Wednesday, 21 May 2014

Florence day 11

A warm day in Florence today with temperature around 28C.  And the humidity was fairly high also.  Nothing much to report from class except Enrica and I had a discussion about how, and whether, I could get my poor efforts back into Australia.  I explained, or tried to, the strict rules governing imports Into Aus.  It will be interesting to see whether my pieces will be a) confiscated for burning, b) allowed in without any problem, or c) allowed in after treatment by ASIS. I would prefer if they were allowed in but am also aware of the risks involved should any of the wood be carrying pests (unlikely) or seeds (very unlikely).

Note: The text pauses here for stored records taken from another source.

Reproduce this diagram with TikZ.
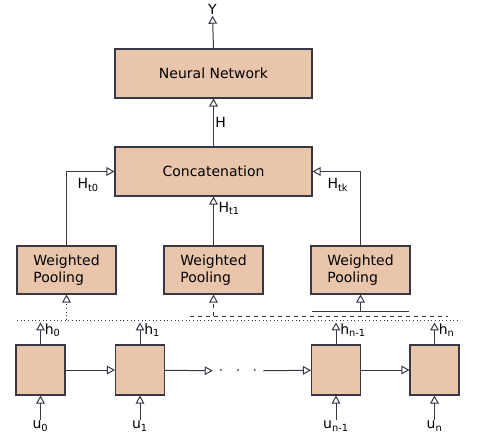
\documentclass[tikz,border=0pt]{standalone}
\usepackage{fontspec}
\setmainfont{DejaVu Sans}
\usepackage{xcolor}
\usepackage{tikz}
\usetikzlibrary{arrows.meta, positioning}

\definecolor{peach}{RGB}{233,197,172}
\definecolor{edge}{RGB}{55,55,70}

\begin{document}
\begin{tikzpicture}[x=0.75pt, y=-0.75pt,
        block/.style={rectangle, draw=edge, fill=peach, line width=0.8pt, inner sep=0pt, font=\fontsize{10.5}{12.5}\selectfont},
        wide/.style={block, minimum width=147.75pt, minimum height=36.75pt},
        pool/.style={block, minimum width=74.25pt, minimum height=36pt, align=left},
        cell/.style={block, minimum width=36.75pt, minimum height=37.5pt},
        lbl/.style={inner sep=1pt, font=\fontsize{10.5}{12.5}\selectfont},
        arr/.style={-{Triangle[open, length=6pt, width=6.5pt]}, line width=0.75pt, draw=edge}
    ]
        \useasboundingbox (0,0) rectangle (481,437);

        % ================= TOP =================
        \node[lbl] (y) at (212.5, 9) {Y};
        \node[wide] (nn) at (213.5, 73.5) {Neural Network};
        \node[wide] (concat) at (213.5, 171.5) {Concatenation};

        \draw[arr] (nn.north) -- (y.south);
        \draw[arr] (concat.north) -- node[lbl, right] {H} (nn.south);

        % ================= POOLING =================
        \node[pool] (pool1) at (66.5, 270) {Weighted\\Pooling};
        \node[pool] (pool2) at (213.5, 270) {Weighted\\Pooling};
        \node[pool] (pool3) at (360.5, 270) {Weighted\\Pooling};

        \draw[arr] (pool1.north) |- (concat.west);
        \draw[arr] (pool2.north) -- (concat.south);
        \draw[arr] (pool3.north) |- (concat.east);

        \node[lbl, anchor=west] (ht0) at (76, 185) {H\textsubscript{t0}};
        \node[lbl, anchor=west] (ht1) at (217, 208) {H\textsubscript{t1}};
        \node[lbl, anchor=west] (htk) at (326, 185) {H\textsubscript{tk}};

        % separator lines under the pooling boxes
        \coordinate (dotL) at (17, 320);
        \coordinate (dotR) at (460, 320);
        \coordinate (dashL) at (190, 316);
        \coordinate (dashR) at (448, 316);
        \coordinate (solL) at (312, 311);
        \coordinate (solR) at (409, 311);
        \draw[edge, dotted, line width=0.75pt] (dotL) -- (dotR);
        \draw[edge, dashed, line width=0.75pt] (dashL) -- (dashR);
        \draw[edge, line width=0.75pt] (solL) -- (solR);

        \draw[arr, dotted] (pool1.south |- dotL) -- (pool1.south);
        \draw[arr, dashed] (pool2.south |- dashL) -- (pool2.south);
        \draw[arr] (pool3.south |- solL) -- (pool3.south);

        % ================= RNN CELLS =================
        \node[cell] (cA) at (40.5, 370) {};
        \node[cell] (cB) at (140, 370) {};
        \node[minimum width=37.5pt, inner sep=0pt, font=\large] (dots) at (238, 371) {$\cdot\;\;\cdot\;\;\cdot$};
        \node[cell] (cC) at (336, 370) {};
        \node[cell] (cD) at (434.5, 370) {};

        \draw[arr] (cA) -- (cB);
        \draw[arr] (cB) -- (dots);
        \draw[arr] (dots) -- (cC);
        \draw[arr] (cC) -- (cD);

        % outputs h
        \foreach \c/\s in {cA/0, cB/1, cC/n-1, cD/n}{
            \coordinate[above=16.5pt of \c.north] (h\c);
            \draw[arr] (\c.north) -- (h\c);
            \node[lbl, anchor=north west, xshift=2pt, yshift=0pt] (hl\c) at (h\c) {h\textsubscript{\s}};
        }

        % inputs u
        \foreach \c/\s in {cA/0, cB/1, cC/n-1, cD/n}{
            \node[lbl, anchor=north] (u\c) at ([yshift=-18pt]\c.south) {u\textsubscript{\s}};
            \draw[arr] (u\c) -- (\c.south);
        }
    \end{tikzpicture}
\end{document}
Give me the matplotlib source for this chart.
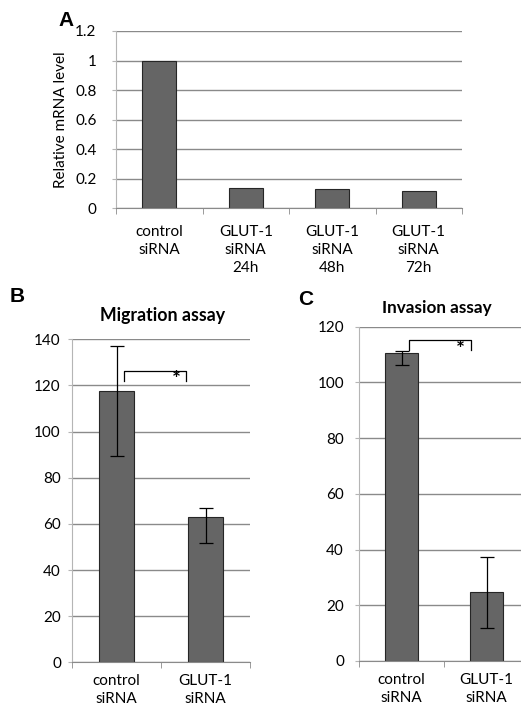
import matplotlib
matplotlib.use("Agg")
import matplotlib.pyplot as plt
import numpy as np

# ---- data ----
a_categories = ["control\nsiRNA", "GLUT-1\nsiRNA\n24h", "GLUT-1\nsiRNA\n48h", "GLUT-1\nsiRNA\n72h"]
a_values = [1.0, 0.14, 0.13, 0.12]
a_yticks = [0, 0.2, 0.4, 0.6, 0.8, 1, 1.2]
a_yticklabels = ["0", "0.2", "0.4", "0.6", "0.8", "1", "1.2"]

b_categories = ["control\nsiRNA", "GLUT-1\nsiRNA"]
b_values = [117.5, 63.0]
b_err_low = [28.0, 11.2]
b_err_high = [19.6, 3.9]
b_yticks = [0, 20, 40, 60, 80, 100, 120, 140]

c_categories = ["control\nsiRNA", "GLUT-1\nsiRNA"]
c_values = [110.4, 24.6]
c_err_low = [4.2, 12.9]
c_err_high = [1.0, 12.8]
c_yticks = [0, 20, 40, 60, 80, 100, 120]

plt.rcParams['font.family'] = ['Lato', 'DejaVu Sans']

W, H = 521, 706
fig = plt.figure(figsize=(W / 100, H / 100), dpi=100)

BAR_COLOR = "#656565"
EDGE = "#262626"
GRID = "#8a8a8a"
FS = 11
LS = 1.38

def px(x0, y0, x1, y1):
    return [x0 / W, 1 - y1 / H, (x1 - x0) / W, (y1 - y0) / H]

def style(ax, ncat, ylim, yticks, ylabels=None, ypad=6, xpad=8):
    ax.set_xlim(-0.5, ncat - 0.5)
    ax.set_ylim(*ylim)
    ax.set_yticks(yticks)
    if ylabels is not None:
        ax.set_yticklabels(ylabels)
    ax.yaxis.grid(True, color=GRID, linewidth=1.0)
    ax.set_axisbelow(True)
    for s in ["top", "right"]:
        ax.spines[s].set_visible(False)
    ax.spines["left"].set_color("#b5b5b5")
    ax.spines["bottom"].set_color("#8a8a8a")
    ax.tick_params(axis="y", length=3, color="#b5b5b5", pad=ypad, labelsize=FS)
    ax.tick_params(axis="x", which="major", length=0, pad=xpad, labelsize=FS)
    ax.set_xticks(np.arange(-0.5, ncat, 1.0), minor=True)
    ax.tick_params(axis="x", which="minor", length=4, color="#8a8a8a")

# ---- Panel A ----
axA = fig.add_axes(px(116, 31, 462, 208.3))
xa = np.arange(len(a_values))
axA.bar(xa, a_values, width=0.39, color=BAR_COLOR, edgecolor=EDGE, linewidth=0.8, zorder=2)
style(axA, len(a_values), (0, 1.2), a_yticks, a_yticklabels, ypad=11, xpad=12)
axA.set_xticks(xa)
axA.set_xticklabels(a_categories, linespacing=LS)
axA.set_ylabel("Relative mRNA level", fontsize=11, labelpad=5)
fig.text(66 / W, 1 - 20 / H, "A", fontsize=15, fontweight="bold",
         family="Liberation Sans", ha="center", va="center")

# ---- Panel B ----
axB = fig.add_axes(px(72, 339.3, 250, 662.3))
xb = np.arange(len(b_values))
axB.bar(xb, b_values, width=0.39, color=BAR_COLOR, edgecolor=EDGE, linewidth=0.8, zorder=2)
axB.errorbar(xb, b_values, yerr=[b_err_low, b_err_high], fmt="none", ecolor="black",
             elinewidth=0.9, capsize=4.8, capthick=0.9, zorder=3)
style(axB, len(b_values), (0, 140), b_yticks, ypad=5, xpad=8.5)
axB.set_xticks(xb)
axB.set_xticklabels(b_categories, linespacing=LS)
axB.plot([0.088, 0.088, 0.781, 0.781], [122.0, 126.4, 126.4, 122.0], color="black", lw=0.9, zorder=4)
axB.text(0.67, 122.4, "*", ha="center", va="center", fontsize=15, fontweight="bold")
fig.text(17.5 / W, 1 - 297 / H, "B", fontsize=15, fontweight="bold",
         family="Liberation Sans", ha="center", va="center")
fig.text(163 / W, 1 - 315 / H, "Migration assay", fontsize=12.8, fontweight="bold",
         ha="center", va="center")

# ---- Panel C ----
axC = fig.add_axes(px(359.2, 326.7, 529.2, 661))
xc = np.arange(len(c_values))
axC.bar(xc, c_values, width=0.39, color=BAR_COLOR, edgecolor=EDGE, linewidth=0.8, zorder=2)
axC.errorbar(xc, c_values, yerr=[c_err_low, c_err_high], fmt="none", ecolor="black",
             elinewidth=0.9, capsize=4.8, capthick=0.9, zorder=3)
style(axC, len(c_values), (0, 120), c_yticks, ypad=8, xpad=8.5)
axC.set_xticks(xc)
axC.set_xticklabels(c_categories, linespacing=LS)
axC.plot([0.089, 0.089, 0.815, 0.815], [111.6, 115.2, 115.2, 111.6], color="black", lw=0.9, zorder=4)
axC.text(0.694, 111.6, "*", ha="center", va="center", fontsize=15, fontweight="bold")
fig.text(306 / W, 1 - 300 / H, "C", fontsize=15, fontweight="bold",
         family="Liberation Sans", ha="center", va="center")
fig.text(437 / W, 1 - 307.5 / H, "Invasion assay", fontsize=12.3, fontweight="bold",
         ha="center", va="center")

fig.savefig("out.png", dpi=100, facecolor="white")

After class I got myself a sandwich from the Conad store and walked down Via Guiseppi Verdi and across the Ponte Alle Grazie to a garden which is located on the Lungarno just downstream of the bridge.  It was pleasant to sit on a bench in the shade and gaze out over the Brunelleschi dome and other monuments dating from the Renaissance.  Florence is full of Palazzos, Piazzas, and churches which all held significance during the Renaissance and afterwards, sometimes for good reasons, but often for bad reasons.  As Charles Dickens observed about a quite different time period:

'IT WAS the best of times, it was the worst of times, it was the age of wisdom, it was the age of foolishness, it was the epoch of belief, it was the epoch of incredulity, it was the season of Light, it was the season of Darkness, it was the spring of hope, it was the winter of despair, we had everything before us, we had nothing before us, we were all going direct to Heaven, we were all going direct the other way- in short, the period was so far like the present period, that some of its noisiest authorities insisted on its being received, for good or for evil, in the superlative degree of comparison only.'. (A Tale of Two Cities)

He could have been writing about the Renaissance, or about things in more modern times.  Perhaps great creativity comes particularly in times of great turmoil (or opportunity).  I have just picked up a book called 'April Blood' by Lauro Martines and it is about the plot to kill Lorenzo di Medici (the Magnificent).  Not far into it but is obvious that the times were both benign and violent in approximately equal measure.  Probably better if you were of the nobility and managed to stay on the right side of power.  Or maybe if you were a serf or villein and not in a position to be called to arms.  (? Is it any better now?  Sure the risk of violent, and politically OK, death is less, but not zero, but we are still at the mercy of the power brokers.  They have just dressed it up in what passes for democracy).